Work required: Retype, exactly as they stand, the lines from the start of the data to the line that contains "markeredgecolor=(0, 0.5, 0), markeredgewidth=1.8, label='Without", both ends included. Leave the pictures out.

Data listing:

# # # # # # #

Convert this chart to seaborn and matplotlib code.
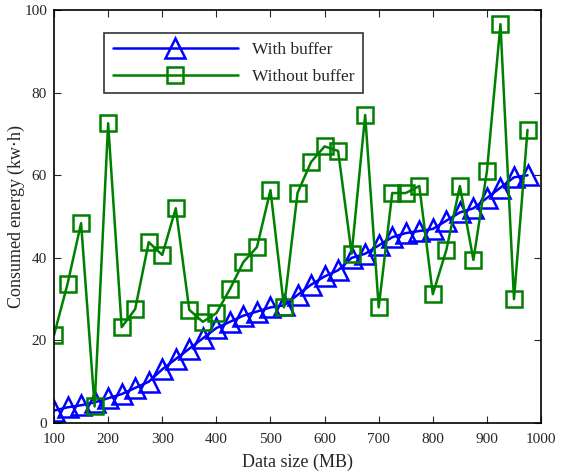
import seaborn as sns
import matplotlib
matplotlib.use("Agg")
import matplotlib.pyplot as plt
import numpy as np
import pandas as pd

# data
data_size = [100, 125, 150, 175, 200, 225, 250, 275, 300, 325, 350, 375,
             400, 425, 450, 475, 500, 525, 550, 575, 600, 625, 650, 675,
             700, 725, 750, 775, 800, 825, 850, 875, 900, 925, 950, 975]
with_buffer = [3, 3.8, 4.3, 5, 6, 7, 8.5, 10, 13, 15.5, 18, 20.5,
               23, 24.5, 26, 27, 28, 28.5, 31, 33.5, 35.5, 37, 40, 41,
               43, 45, 46, 46.5, 47, 49, 51, 52, 54.5, 57, 59.5, 60]
without_buffer = [21.3, 33.7, 48.4, 4, 72.6, 23.2, 27.6, 43.8, 40.7, 52, 27.4, 24.5,
                  26.6, 32.4, 39, 42.6, 56.4, 28, 55.7, 63.2, 67, 65.9, 41, 74.6,
                  28, 55.7, 55.7, 57.4, 31.2, 41.9, 57.4, 39.5, 61, 96.6, 30, 71]

df = pd.DataFrame({'size': data_size, 'with': with_buffer, 'without': without_buffer})

sns.set_style("ticks")
plt.rcParams['font.family'] = ['Liberation Serif', 'DejaVu Serif']
plt.rcParams['font.size'] = 11

fig = plt.figure(figsize=(5.65, 4.74), dpi=100)
ax = fig.add_axes([0.0956, 0.1076, 0.862, 0.871])

sns.lineplot(data=df, x='size', y='with', ax=ax, color=(0, 0, 1), lw=1.8,
             marker='^', markersize=14, markerfacecolor='none',
             markeredgecolor=(0, 0, 1), markeredgewidth=1.8, label='With buffer')
sns.lineplot(data=df, x='size', y='without', ax=ax, color=(0, 0.5, 0), lw=1.8,
             marker='s', markersize=11, markerfacecolor='none',
             markeredgecolor=(0, 0.5, 0), markeredgewidth=1.8, label='Without buffer')

ax.set_xlim(100, 1000)
ax.set_ylim(0, 100)
ax.set_xticks(range(100, 1001, 100))
ax.set_yticks(range(0, 101, 20))
ax.tick_params(direction='in', top=True, right=True, length=5, labelsize=11)
ax.tick_params(axis='x', pad=7)
ax.tick_params(axis='y', pad=5)
for s in ax.spines.values():
    s.set_visible(True)
    s.set_linewidth(1.2)
    s.set_color('black')

ax.set_xlabel("Data size (MB)", fontsize=13, labelpad=6)
ax.set_ylabel("Consumed energy (kw$\\cdot$h)", fontsize=13)
ax.yaxis.set_label_coords(-0.056, 0.5)

leg = ax.legend(loc='upper left', bbox_to_anchor=(0.103, 0.944), borderaxespad=0,
                handlelength=7.2, handletextpad=0.8, fontsize=12.5, frameon=True,
                fancybox=False, edgecolor='black', borderpad=0.5, labelspacing=0.6)
leg.get_frame().set_linewidth(1.2)

plt.savefig("out.png", dpi=100)
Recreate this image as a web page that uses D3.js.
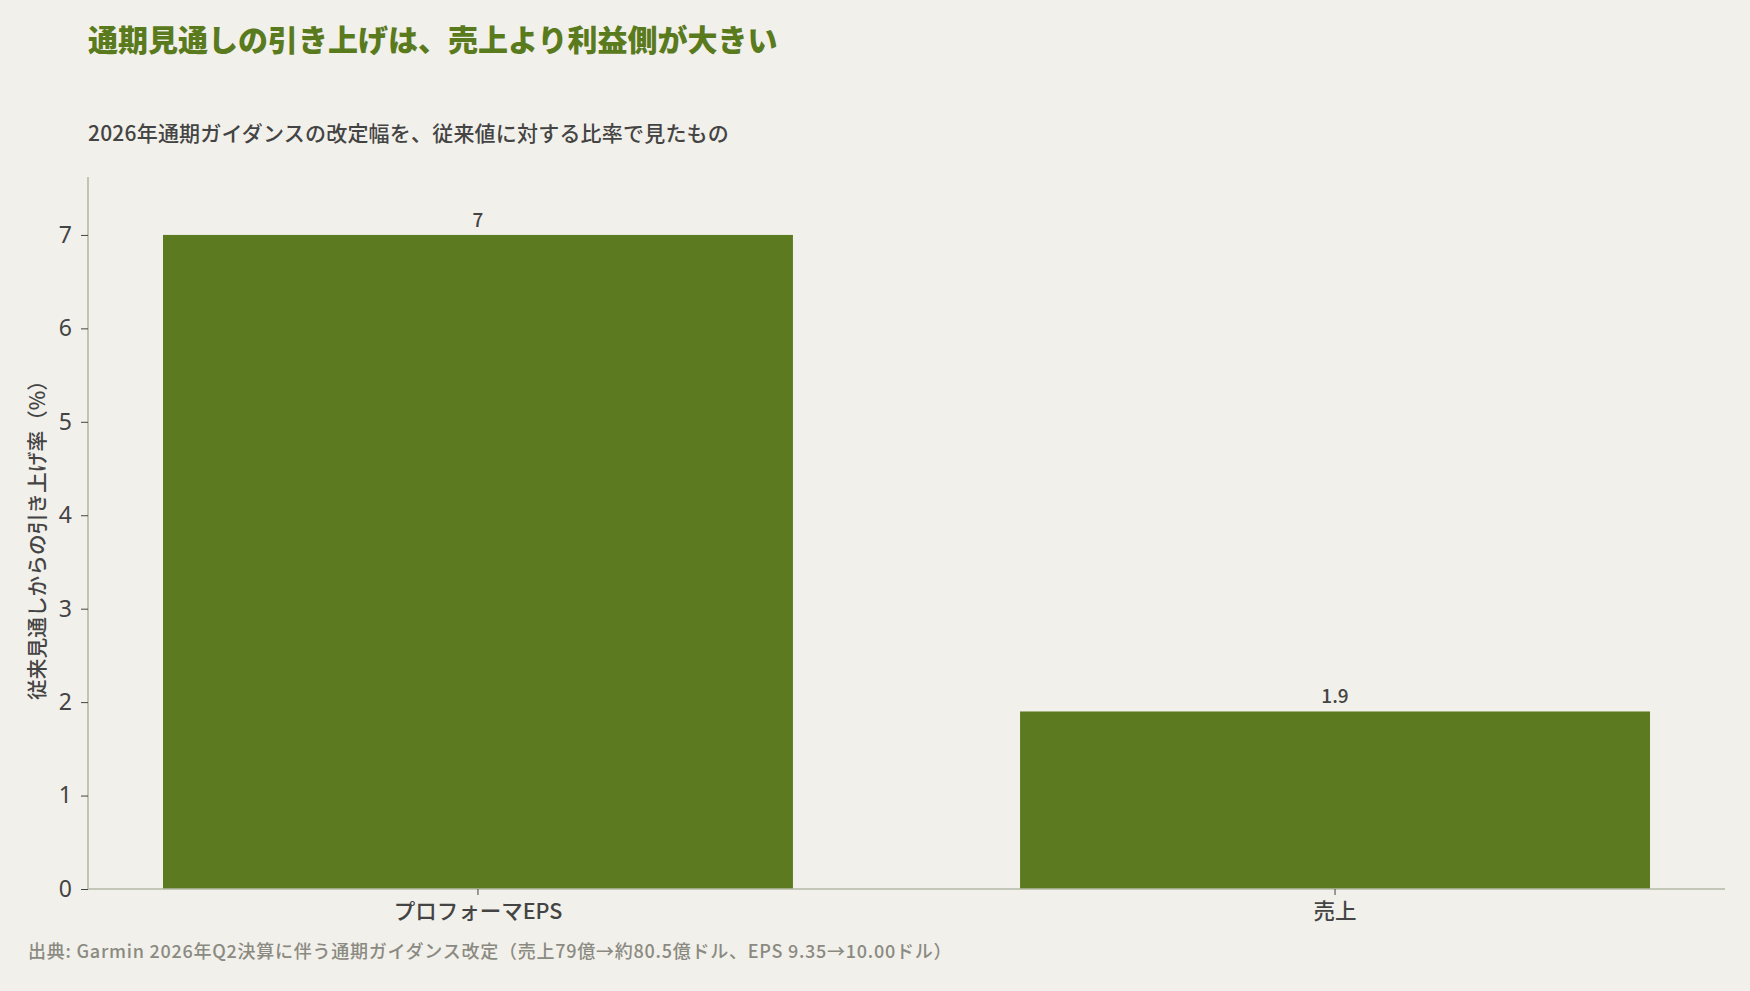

# # # # # # #

Task response:
Convert this chart to seaborn and matplotlib code.
import seaborn as sns
import matplotlib
matplotlib.use("Agg")
import matplotlib.pyplot as plt
import numpy as np
import pandas as pd

# data
data_size = [100, 125, 150, 175, 200, 225, 250, 275, 300, 325, 350, 375,
             400, 425, 450, 475, 500, 525, 550, 575, 600, 625, 650, 675,
             700, 725, 750, 775, 800, 825, 850, 875, 900, 925, 950, 975]
with_buffer = [3, 3.8, 4.3, 5, 6, 7, 8.5, 10, 13, 15.5, 18, 20.5,
               23, 24.5, 26, 27, 28, 28.5, 31, 33.5, 35.5, 37, 40, 41,
               43, 45, 46, 46.5, 47, 49, 51, 52, 54.5, 57, 59.5, 60]
without_buffer = [21.3, 33.7, 48.4, 4, 72.6, 23.2, 27.6, 43.8, 40.7, 52, 27.4, 24.5,
                  26.6, 32.4, 39, 42.6, 56.4, 28, 55.7, 63.2, 67, 65.9, 41, 74.6,
                  28, 55.7, 55.7, 57.4, 31.2, 41.9, 57.4, 39.5, 61, 96.6, 30, 71]

df = pd.DataFrame({'size': data_size, 'with': with_buffer, 'without': without_buffer})

sns.set_style("ticks")
plt.rcParams['font.family'] = ['Liberation Serif', 'DejaVu Serif']
plt.rcParams['font.size'] = 11

fig = plt.figure(figsize=(5.65, 4.74), dpi=100)
ax = fig.add_axes([0.0956, 0.1076, 0.862, 0.871])

sns.lineplot(data=df, x='size', y='with', ax=ax, color=(0, 0, 1), lw=1.8,
             marker='^', markersize=14, markerfacecolor='none',
             markeredgecolor=(0, 0, 1), markeredgewidth=1.8, label='With buffer')
sns.lineplot(data=df, x='size', y='without', ax=ax, color=(0, 0.5, 0), lw=1.8,
             marker='s', markersize=11, markerfacecolor='none',
             markeredgecolor=(0, 0.5, 0), markeredgewidth=1.8, label='Without buffer')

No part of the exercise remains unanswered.